Cela produisit son effet : ma fille Jenny écrivit toute une série
d’articles pour La Marseillaise sous la signature de J. Williams (nom
sous lequel elle s’était dans sa lettre présentée au comité de
rédaction) et publia, entre autres choses, la lettre de O’Donavan Rossa.
Tout cela fit grand bruit.
Après avoir refusé cyniquement pendant plusieurs années d’intervenir,
Gladstone a finalement été contraint d’accepter une enquête
parlementaire sur le traitement réservé aux prisonniers fenians. Jenny
est maintenant le correspondant régulier de La Marseillaise pour les
affaires irlandaises (cela soit dit entre nous sous le sceau du secret).
Le gouvernement et la presse britanniques enragent de voir que la
question irlandaise soit ainsi passée au premier plan de l’actualité en
France, de sorte que ces canailles sont maintenant exposées aux regards
et à la critique de tout le continent par le truchement de Paris.

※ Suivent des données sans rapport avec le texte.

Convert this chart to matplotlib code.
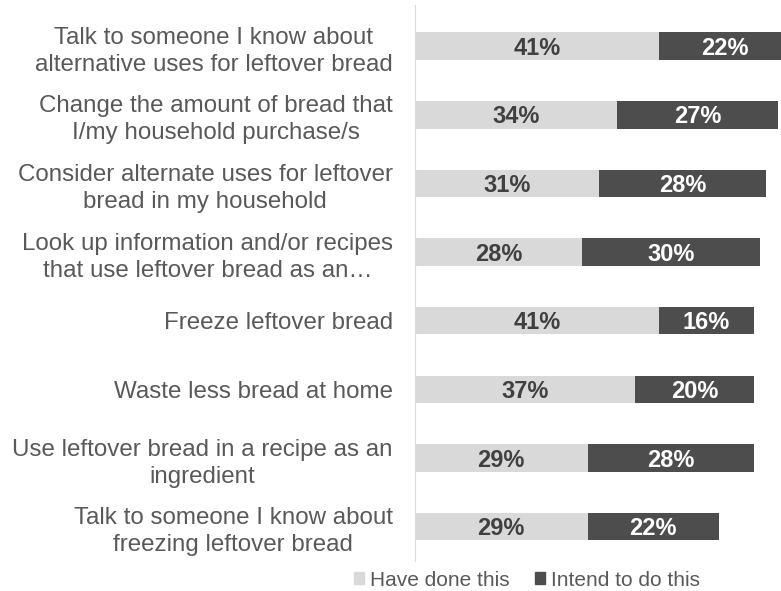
import matplotlib
matplotlib.use("Agg")
import matplotlib.pyplot as plt
from matplotlib.patches import Patch

# ─── DATA ───────────────────────────────────────────────────────────────────────
categories = [
    "Talk to someone I know about\nalternative uses for leftover bread",
    "Change the amount of bread that\nI/my household purchase/s",
    "Consider alternate uses for leftover\nbread in my household",
    "Look up information and/or recipes\nthat use leftover bread as an…",
    "Freeze leftover bread",
    "Waste less bread at home",
    "Use leftover bread in a recipe as an\ningredient",
    "Talk to someone I know about\nfreezing leftover bread",
]
have_done = [41, 34, 31, 28, 41, 37, 29, 29]
intend_to = [22, 27, 28, 30, 16, 20, 28, 22]
series_names = ["Have done this", "Intend to do this"]

LIGHT = "#d9d9d9"
DARK = "#4d4d4d"
TEXT = "#595959"
plt.rcParams["font.family"] = ["Liberation Sans", "DejaVu Sans"]

# ─── PLOT ───────────────────────────────────────────────────────────────────────
W, H = 781, 591
fig = plt.figure(figsize=(W / 100, H / 100), dpi=100)
ax = fig.add_axes([415 / W, 1 - 561 / H, (781 - 415) / W, (561 - 5) / H])

pos = list(range(len(categories)))
ax.barh(pos, have_done, height=0.4, color=LIGHT)
ax.barh(pos, intend_to, left=have_done, height=0.4, color=DARK)

for i, (a, b) in enumerate(zip(have_done, intend_to)):
    ax.text(a / 2, i + 0.03, f"{a}%", ha="center", va="center",
            fontsize=17, fontweight="bold", color="#404040")
    ax.text(a + b / 2, i + 0.03, f"{b}%", ha="center", va="center",
            fontsize=17, fontweight="bold", color="white")

ax.set_xlim(0, 61.5)
ax.set_ylim(len(categories) - 0.5, -0.6)
ax.set_yticks(pos)
ax.set_yticklabels(categories, fontsize=17.4, color=TEXT, multialignment="center",
                   linespacing=1.3)
ax.tick_params(axis="y", length=0, pad=16)
ax.set_xticks([])
for s in ["top", "right", "bottom"]:
    ax.spines[s].set_visible(False)
ax.spines["left"].set_color("#d9d9d9")

handles = [Patch(color=LIGHT), Patch(color=DARK)]
fig.legend(handles, series_names, loc="center", bbox_to_anchor=(527 / W, 1 - 580 / H),
           ncol=2, frameon=False, fontsize=15, labelcolor=TEXT,
           handlelength=0.5, handleheight=0.5, handletextpad=0.3, columnspacing=1.2)

fig.savefig("out.png", dpi=100)
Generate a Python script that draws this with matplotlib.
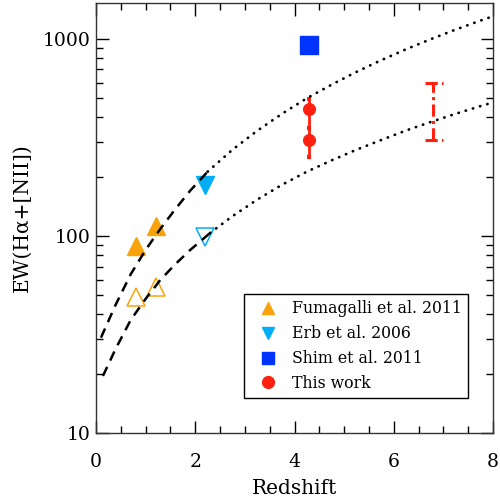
import matplotlib
matplotlib.use("Agg")
import matplotlib.pyplot as plt
from matplotlib.ticker import MultipleLocator, LogLocator, NullFormatter, FixedLocator, FixedFormatter

# ---- data ----
fum_z_filled = [0.8, 1.2]
fum_ew_filled = [89, 112]
fum_z_open = [0.8, 1.2]
fum_ew_open = [49, 55]
erb_z_filled = [2.2]
erb_ew_filled = [181]
erb_z_open = [2.2]
erb_ew_open = [99]
shim_z = [4.3]
shim_ew = [930]
this_z = [4.3, 4.3]
this_ew = [440, 307]
this_err_lo = [85, 54]
this_err_hi = [58, 48]
range_z = 6.8
range_lo = 307
range_hi = 595
range_cap_left = 6.63
range_cap_right = 6.99

upper_dash_z = [0.1, 0.4, 0.7, 1.0, 1.3, 1.6, 1.9, 2.25]
upper_dash_ew = [30.5, 45, 64, 85, 109, 137, 170, 212]
upper_dot_z = [2.25, 2.75, 3.25, 3.75, 4.25, 4.75, 5.25, 5.75, 6.25, 6.75, 7.25, 7.75, 8.0]
upper_dot_ew = [212, 274, 342, 417, 500, 586, 680, 780, 886, 997, 1115, 1238, 1302]
lower_dash_z = [0.14, 0.4, 0.7, 1.0, 1.3, 1.6, 1.9, 2.3]
lower_dash_ew = [19.5, 26.9, 37.5, 48, 60, 72, 85, 103.6]
lower_dot_z = [2.3, 2.75, 3.25, 3.75, 4.25, 4.75, 5.25, 5.75, 6.25, 6.75, 7.25, 7.75, 8.0]
lower_dot_ew = [103.6, 126, 153, 182, 212, 242, 274, 307, 343, 379, 417, 456, 476]

orange = "#f9a30a"
cyan = "#00aef5"
blue = "#0033ff"
red = "#ff2010"

plt.rcParams['font.family'] = ['DejaVu Serif']

fig = plt.figure(figsize=(5.0, 4.99), dpi=100)
ax = fig.add_axes([0.192, 0.132, 0.794, 0.862])

dash = (0, (4, 2.8))
dot = (0, (0.1, 2.6))
ax.plot(upper_dash_z, upper_dash_ew, color='black', lw=1.8, ls=dash, zorder=4)
ax.plot(lower_dash_z, lower_dash_ew, color='black', lw=1.8, ls=dash, zorder=4)
ax.plot(upper_dot_z, upper_dot_ew, color='black', lw=2.0, ls=dot, dash_capstyle='round', zorder=4)
ax.plot(lower_dot_z, lower_dot_ew, color='black', lw=2.0, ls=dot, dash_capstyle='round', zorder=4)

ax.plot(fum_z_filled, fum_ew_filled, ls='none', marker='^', ms=12.5, color=orange, mec=orange, zorder=3)
ax.plot(fum_z_open, fum_ew_open, ls='none', marker='^', ms=12.5, mfc='none', mec=orange, mew=1.1, zorder=3)
ax.plot(erb_z_filled, erb_ew_filled, ls='none', marker='v', ms=12.5, color=cyan, mec=cyan, zorder=3)
ax.plot(erb_z_open, erb_ew_open, ls='none', marker='v', ms=12.5, mfc='none', mec=cyan, mew=1.1, zorder=3)
ax.plot(shim_z, shim_ew, ls='none', marker='s', ms=13.5, color=blue, zorder=3)
ax.errorbar(this_z, this_ew, yerr=[this_err_lo, this_err_hi], fmt='o', ms=8.4,
            color=red, ecolor=red, elinewidth=2.0, capsize=1.5, capthick=3, zorder=3)

ax.vlines([range_z], [range_lo], [range_hi], colors=red, linestyles=(0, (4, 1.4, 1, 1.4)), lw=2.2)
ax.hlines([range_lo, range_hi], range_cap_left, range_cap_right,
          colors=red, linestyles=(0, (4, 1.4, 1, 1.4)), lw=2.2)

# legend handles
h1, = ax.plot([], [], ls='none', marker='^', ms=8.5, color=orange)
h2, = ax.plot([], [], ls='none', marker='v', ms=8.5, color=cyan)
h3, = ax.plot([], [], ls='none', marker='s', ms=8.5, color=blue)
h4, = ax.plot([], [], ls='none', marker='o', ms=8.5, color=red)
leg = ax.legend([h1, h2, h3, h4],
                ["Fumagalli et al. 2011", "Erb et al. 2006", "Shim et al. 2011", "This work"],
                loc='lower right', bbox_to_anchor=(0.937, 0.0814), borderaxespad=0,
                fontsize=11.3, frameon=True, fancybox=False, edgecolor='black', framealpha=1,
                handletextpad=0.45, borderpad=0.4, labelspacing=0.5, handlelength=2.2)
leg.get_frame().set_linewidth(1.0)
leg.set_zorder(5)

ax.set_yscale('log')
ax.set_xlim(0, 8)
ax.set_ylim(10, 1520)
ax.xaxis.set_major_locator(MultipleLocator(2))
ax.xaxis.set_minor_locator(MultipleLocator(0.5))
ax.yaxis.set_major_locator(FixedLocator([10, 100, 1000]))
ax.yaxis.set_major_formatter(FixedFormatter(['10', '100', '1000']))
ax.yaxis.set_minor_locator(LogLocator(base=10, subs=range(2, 10)))
ax.yaxis.set_minor_formatter(NullFormatter())
ax.tick_params(which='both', direction='in', top=True, right=True, labelsize=13.5, colors='black')
ax.tick_params(which='major', length=9, width=1)
ax.tick_params(which='minor', length=5, width=1)
ax.tick_params(axis='x', pad=14)
ax.tick_params(axis='y', pad=4)
for s in ax.spines.values():
    s.set_linewidth(1.0)
    s.set_color('#333333')

ax.set_xlabel('Redshift', fontsize=14.5, labelpad=6)
ax.set_ylabel('EW(Hα+[NII])', fontsize=14.5, labelpad=8)

fig.savefig('out.png', dpi=100)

Nous avons fait d’une pierre deux coups : nous avons ainsi obligé les
dirigeants, journalistes, etc., irlandais de Dublin à entrer en contact
avec nous, ce que le Conseil général n’avait jamais pu obtenir
jusqu’ici.
Vous avez, en Amérique, un champ très vaste pour œuvrer dans le même
sens. Coalition des ouvriers allemands et irlandais (et, naturellement,
des ouvriers anglais et américains qui seraient d’accord), telle est la
tâche la plus importante que vous puissiez entreprendre aujourd’hui.
C’est ce qu’il faut faire au nom de l’Internationale. Il faut exposer
clairement la signification sociale de la question irlandaise.
À la prochaine occasion, je vous ferai parvenir des précisions sur la situation des ouvriers anglais. Salut et fraternité.